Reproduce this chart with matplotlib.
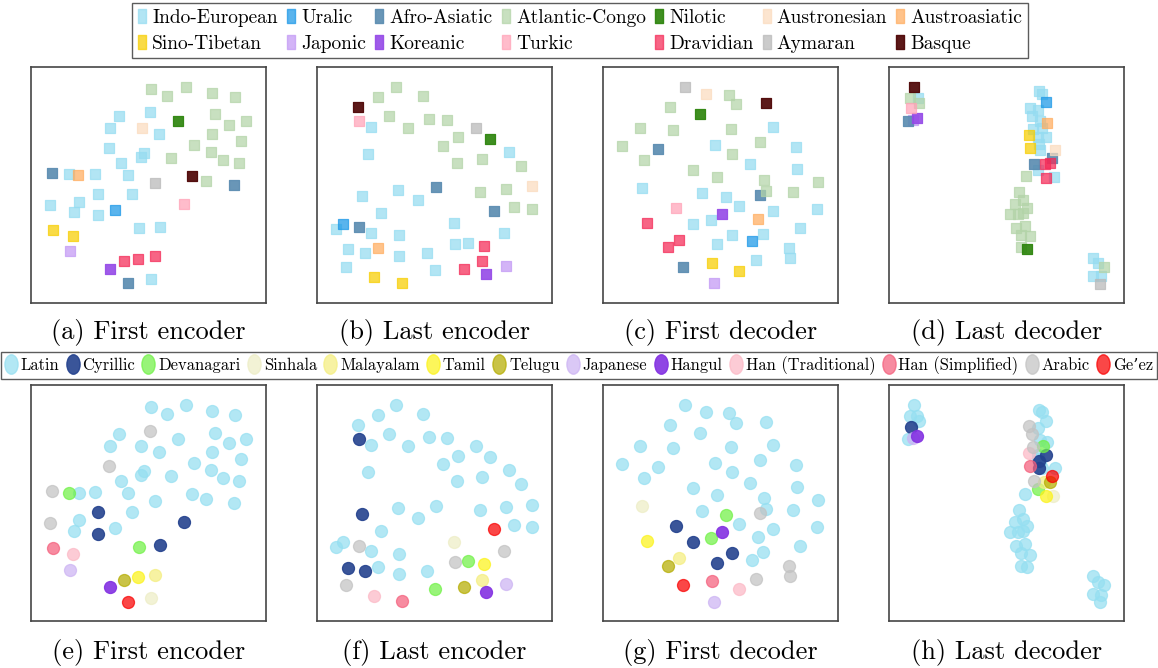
import numpy as np
import matplotlib
matplotlib.use('Agg')
from matplotlib import pyplot as plt
from matplotlib.lines import Line2D
from matplotlib.path import Path
from matplotlib.transforms import Affine2D

plt.rcParams['font.family'] = ['cmr10', 'DejaVu Serif']
plt.rcParams['axes.formatter.use_mathtext'] = True

# language families (top row), listed column by column as in the legend
families = ['Indo-European', 'Sino-Tibetan', 'Uralic', 'Japonic', 'Afro-Asiatic', 'Koreanic',
            'Atlantic-Congo', 'Turkic', 'Nilotic', 'Dravidian', 'Austronesian', 'Aymaran',
            'Austroasiatic', 'Basque']
family_colors = {'Indo-European': '#b3e6f5', 'Uralic': '#5ab4ee', 'Afro-Asiatic': '#6a97b8',
                 'Atlantic-Congo': '#c8e0c0', 'Nilotic': '#3f8f22', 'Austronesian': '#fce5d0',
                 'Austroasiatic': '#ffc48c', 'Sino-Tibetan': '#f9dc1a', 'Japonic': '#d3b5f8',
                 'Koreanic': '#a05be9', 'Turkic': '#ffbccb', 'Dravidian': '#f76585',
                 'Aymaran': '#cccccc', 'Basque': '#5c1508'}

scripts = ['Latin', 'Cyrillic', 'Devanagari', 'Sinhala', 'Malayalam', 'Tamil', 'Telugu',
           'Japanese', 'Hangul', 'Han (Traditional)', 'Han (Simplified)', 'Arabic', "Ge\u2019ez"]
script_colors = {'Latin': '#b3e8f5', 'Cyrillic': '#3a5599', 'Devanagari': '#98f57a',
                 'Sinhala': '#f2f2d5', 'Malayalam': '#f7f3a3', 'Tamil': '#fdf65a',
                 'Telugu': '#c9c33a', 'Japanese': '#dac8f6', 'Hangul': '#8f46e5',
                 'Han (Traditional)': '#fdccd5', 'Han (Simplified)': '#f78ba0',
                 'Arabic': '#d3d3d3', "Ge\u2019ez": '#fb3e3e'}

# t-SNE coordinates (arbitrary units, y grows downward)
a_pts = {
    'Atlantic-Congo': [(369, 74), (417, 97), (473, 69), (551, 86), (622, 98), (560, 151), (603, 184),
                       (653, 170), (553, 209), (638, 231), (498, 243), (548, 263), (584, 287),
                       (632, 296), (430, 281), (533, 350)],
    'Nilotic': [(449, 171)],
    'Indo-European': [(273, 155), (366, 144), (245, 192), (392, 211), (242, 251), (347, 268),
                      (339, 278), (279, 297), (299, 333), (124, 331), (200, 329), (209, 390),
                      (313, 391), (152, 413), (65, 422), (139, 444), (210, 452), (333, 492),
                      (395, 488), (369, 645)],
    'Austronesian': [(341, 191)],
    'Afro-Asiatic': [(73, 326), (619, 362), (301, 657)],
    'Austroasiatic': [(151, 332)],
    'Aymaran': [(382, 357)],
    'Basque': [(492, 336)],
    'Turkic': [(467, 419)],
    'Uralic': [(261, 436)],
    'Sino-Tibetan': [(74, 496), (134, 515)],
    'Japonic': [(125, 561)],
    'Koreanic': [(246, 613)],
    'Dravidian': [(288, 591), (331, 584), (380, 576)],
}
b_pts = {
    'Atlantic-Congo': [(246, 69), (192, 98), (326, 96), (225, 157), (282, 191), (344, 164), (398, 167),
                       (433, 219), (387, 246), (429, 298), (504, 284), (622, 305), (499, 384),
                       (576, 376), (601, 428), (653, 435)],
    'Basque': [(132, 128)],
    'Turkic': [(135, 170)],
    'Indo-European': [(170, 188), (161, 270), (586, 265), (145, 397), (252, 377), (312, 407),
                      (200, 445), (65, 494), (171, 506), (254, 513), (101, 555), (152, 566),
                      (254, 575), (339, 566), (96, 607), (363, 618), (420, 477), (422, 538),
                      (462, 536), (571, 506)],
    'Aymaran': [(487, 191)],
    'Nilotic': [(528, 224)],
    'Afro-Asiatic': [(366, 370), (540, 439), (135, 489)],
    'Austronesian': [(653, 367)],
    'Uralic': [(86, 478)],
    'Austroasiatic': [(191, 552)],
    'Sino-Tibetan': [(180, 639), (264, 657)],
    'Dravidian': [(511, 544), (504, 591), (450, 614)],
    'Koreanic': [(517, 628)],
    'Japonic': [(577, 604)],
}
c_pts = {
    'Aymaran': [(255, 69)],
    'Austronesian': [(319, 89)],
    'Atlantic-Congo': [(388, 92), (407, 121), (211, 130), (120, 191), (219, 199), (394, 195), (65, 245),
                       (131, 287), (480, 233), (396, 269), (280, 317), (352, 340), (491, 347),
                       (497, 380), (578, 383), (654, 354)],
    'Basque': [(499, 118)],
    'Nilotic': [(301, 151)],
    'Indo-European': [(520, 188), (345, 242), (587, 248), (449, 301), (592, 314), (125, 371),
                      (305, 386), (377, 398), (416, 427), (519, 441), (651, 434), (278, 479),
                      (332, 467), (397, 512), (488, 509), (352, 539), (601, 491), (566, 551),
                      (569, 580), (467, 588)],
    'Afro-Asiatic': [(173, 254), (480, 393), (249, 608)],
    'Turkic': [(229, 431)],
    'Koreanic': [(366, 450)],
    'Austroasiatic': [(475, 464)],
    'Dravidian': [(140, 476), (237, 527), (205, 549)],
    'Uralic': [(456, 531)],
    'Sino-Tibetan': [(335, 596), (418, 621)],
    'Japonic': [(342, 657)],
}
d_pts = {
    'Atlantic-Congo': [(72, 101), (98, 116), (419, 336), (398, 383), (410, 408), (386, 419),
                       (424, 433), (372, 450), (395, 450), (410, 446), (390, 491), (418, 485),
                       (404, 512), (431, 515), (406, 549), (654, 607)],
    'Basque': [(85, 69)],
    'Turkic': [(75, 133)],
    'Afro-Asiatic': [(66, 172), (498, 281), (444, 299)],
    'Japonic': [(80, 169)],
    'Koreanic': [(93, 162)],
    'Indo-European': [(95, 103), (458, 82), (469, 90), (431, 133), (455, 138), (437, 157), (461, 172),
                      (440, 194), (468, 193), (481, 218), (455, 220), (460, 240), (462, 258),
                      (455, 318), (503, 340), (620, 582), (637, 597), (622, 634), (645, 636)],
    'Uralic': [(479, 114)],
    'Austroasiatic': [(482, 178)],
    'Sino-Tibetan': [(428, 213), (433, 251)],
    'Austronesian': [(507, 259)],
    'Dravidian': [(478, 299), (491, 297), (480, 342)],
    'Nilotic': [(424, 553)],
    'Aymaran': [(641, 660)],
}

e_pts = {
    'Latin': [(369, 74), (417, 97), (473, 69), (551, 86), (622, 99), (273, 155), (340, 192), (392, 211),
              (449, 172), (560, 152), (603, 184), (653, 170), (552, 210), (638, 232), (245, 193),
              (498, 244), (548, 263), (584, 287), (632, 297), (338, 278), (348, 268), (430, 282),
              (279, 298), (299, 334), (152, 332), (200, 331), (382, 358), (491, 337), (533, 350),
              (618, 363), (313, 391), (152, 414), (139, 445), (261, 436)],
    'Arabic': [(367, 146), (242, 252), (73, 326), (65, 423)],
    'Devanagari': [(124, 332), (333, 493)],
    'Cyrillic': [(209, 391), (210, 454), (467, 420), (395, 489)],
    'Han (Simplified)': [(74, 497)],
    'Han (Traditional)': [(134, 516)],
    'Japanese': [(125, 562)],
    'Hangul': [(246, 613)],
    'Telugu': [(288, 592)],
    'Tamil': [(331, 585)],
    'Malayalam': [(380, 577)],
    "Ge\u2019ez": [(301, 658)],
    'Sinhala': [(369, 646)],
}
f_pts = {
    'Latin': [(246, 69), (192, 98), (326, 96), (131, 129), (225, 157), (171, 190), (282, 191), (344, 165),
              (398, 168), (487, 192), (433, 221), (528, 224), (387, 247), (161, 271), (586, 265),
              (429, 298), (504, 284), (622, 305), (252, 377), (366, 371), (312, 407), (499, 385),
              (576, 376), (653, 368), (200, 446), (601, 429), (653, 435), (86, 480), (65, 494),
              (171, 507), (254, 515), (191, 553), (254, 575), (339, 567)],
    'Cyrillic': [(135, 170), (145, 397), (101, 557), (152, 567)],
    "Ge\u2019ez": [(540, 440)],
    'Sinhala': [(420, 478)],
    'Arabic': [(134, 490), (422, 539), (571, 506), (96, 608)],
    'Devanagari': [(462, 537), (363, 619)],
    'Tamil': [(511, 545)],
    'Malayalam': [(504, 592)],
    'Telugu': [(450, 615)],
    'Hangul': [(517, 629)],
    'Japanese': [(577, 604)],
    'Han (Traditional)': [(180, 640)],
    'Han (Simplified)': [(264, 657)],
}
g_pts = {
    'Latin': [(255, 69), (319, 90), (388, 92), (407, 122), (499, 119), (211, 130), (301, 152), (120, 192),
              (220, 199), (394, 196), (520, 188), (65, 246), (173, 256), (131, 288), (345, 243),
              (480, 235), (396, 269), (587, 250), (449, 302), (280, 317), (352, 340), (592, 314),
              (491, 348), (497, 382), (578, 383), (654, 354), (305, 387), (416, 427), (519, 441),
              (651, 434), (475, 464), (601, 492), (488, 509), (456, 532)],
    'Sinhala': [(125, 373)],
    'Arabic': [(480, 394), (567, 551), (569, 580), (467, 589)],
    'Devanagari': [(377, 399), (332, 468)],
    'Cyrillic': [(229, 432), (278, 480), (397, 513), (352, 541)],
    'Hangul': [(366, 450)],
    'Tamil': [(140, 477)],
    'Malayalam': [(237, 527)],
    'Telugu': [(205, 550)],
    "Ge\u2019ez": [(249, 608)],
    'Han (Simplified)': [(335, 597)],
    'Han (Traditional)': [(418, 621)],
    'Japanese': [(342, 658)],
}
h_pts = {
    'Latin': [(85, 70), (72, 102), (92, 103), (98, 118), (66, 172), (458, 84), (469, 90), (480, 116),
              (456, 139), (461, 173), (482, 179), (455, 220), (455, 230), (462, 240), (468, 258),
              (507, 259), (418, 337), (398, 385), (410, 410), (386, 420), (424, 433), (372, 450),
              (395, 450), (410, 447), (390, 492), (418, 486), (404, 513), (431, 517), (406, 550),
              (424, 555), (620, 582), (637, 598), (655, 608), (622, 635), (645, 638), (642, 660)],
    'Arabic': [(430, 133), (437, 157), (440, 196), (443, 298)],
    'Devanagari': [(471, 191), (457, 320)],
    'Cyrillic': [(75, 135), (481, 219), (458, 237), (460, 258)],
    'Han (Traditional)': [(428, 213)],
    'Han (Simplified)': [(433, 251)],
    'Hangul': [(93, 163)],
    'Japanese': [(80, 169)],
    "Ge\u2019ez": [(498, 282)],
    'Malayalam': [(474, 300)],
    'Telugu': [(491, 300)],
    'Tamil': [(480, 343)],
    'Sinhala': [(501, 342)],
}

top_panels = [a_pts, b_pts, c_pts, d_pts]
bottom_panels = [e_pts, f_pts, g_pts, h_pts]
captions = ['(a) First encoder', '(b) Last encoder', '(c) First decoder', '(d) Last decoder',
            '(e) First encoder', '(f) Last encoder', '(g) First decoder', '(h) Last decoder']

DARK = {'Basque', 'Cyrillic', 'Nilotic', 'Koreanic', 'Hangul', 'Afro-Asiatic'}


def base_color(hexcol, alpha):
    '''colour that gives hexcol once blended on white with alpha'''
    rgb = np.array(matplotlib.colors.to_rgb(hexcol))
    return tuple(np.clip((rgb - (1 - alpha)) / alpha, 0, 1))


def draw_panel(ax, pts, colors, order, marker, size):
    for name in order:
        if name not in pts:
            continue
        xy = np.array(pts[name])
        al = 0.9 if name in DARK else 0.72
        col = base_color(colors[name], al)
        ax.scatter(xy[:, 0], xy[:, 1], s=size, marker=marker, color=col, alpha=al,
                   edgecolors=[col], linewidths=0.9)
    ax.set_xlim(8, 713)
    ax.set_ylim(717, 10)
    ax.set_xticks([])
    ax.set_yticks([])
    for sp in ax.spines.values():
        sp.set_color('#454545')
        sp.set_linewidth(1.2)


W, H = 1158, 668
fig = plt.figure(figsize=(W / 100, H / 100), dpi=100)

lefts = [30.7 + i * 286 for i in range(4)]
pw, ph = 235, 236
row_tops = [67.3, 385.3]
cap_y = [333, 652]

for r, panels in enumerate([top_panels, bottom_panels]):
    for i, pts in enumerate(panels):
        ax = fig.add_axes([lefts[i] / W, 1 - (row_tops[r] + ph) / H, pw / W, ph / H])
        if r == 0:
            draw_panel(ax, pts, family_colors, families, 's', 62)
        else:
            draw_panel(ax, pts, script_colors, scripts, 'o', 75)
        fig.text((lefts[i] + pw / 2) / W, 1 - cap_y[r] / H, captions[r * 4 + i],
                 ha='center', va='center', fontsize=19)

# legend handles: tall rectangles / tall ellipses
rect_marker = Path.unit_rectangle().transformed(Affine2D().translate(-0.5, -0.5).scale(0.55, 1.0))
ell_marker = Path.unit_circle().transformed(Affine2D().scale(0.68, 1.0))

h1 = []
for name in families:
    al = 0.9 if name in DARK else 0.72
    col = base_color(family_colors[name], al)
    h1.append(Line2D([], [], linestyle='none', marker=rect_marker, markersize=10,
                     markerfacecolor=col, markeredgecolor=col, alpha=al, label=name))
leg1 = fig.legend(handles=h1, loc='upper center', bbox_to_anchor=(0.501, 1 - 3 / H), ncol=7,
                  fontsize=14.0, frameon=True, fancybox=False, edgecolor='#333333',
                  handlelength=0.45, handletextpad=0.3, columnspacing=0.45, labelspacing=0.4,
                  borderpad=0.3, borderaxespad=0)
leg1.get_frame().set_linewidth(1.0)

h2 = []
for name in scripts:
    al = 0.9 if name in DARK else 0.72
    col = base_color(script_colors[name], al)
    h2.append(Line2D([], [], linestyle='none', marker=ell_marker, markersize=14,
                     markerfacecolor=col, markeredgecolor=col, alpha=al, label=name))
leg2 = fig.legend(handles=h2, loc='upper center', bbox_to_anchor=(0.5, 1 - 352 / H), ncol=13,
                  fontsize=11.9, frameon=True, fancybox=False, edgecolor='#333333',
                  handlelength=0.7, handletextpad=0.25, columnspacing=0.45,
                  borderpad=0.25, borderaxespad=0)
leg2.get_frame().set_linewidth(1.0)

fig.savefig('out.png', dpi=100)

Exercise details: Omit the pictures, then repeat exactly each line from the beginning of the listing through the line with "from matplotlib.transforms import Affine2D".

Output below:
Reproduce this chart with matplotlib.
import numpy as np
import matplotlib
matplotlib.use('Agg')
from matplotlib import pyplot as plt
from matplotlib.lines import Line2D
from matplotlib.path import Path
from matplotlib.transforms import Affine2D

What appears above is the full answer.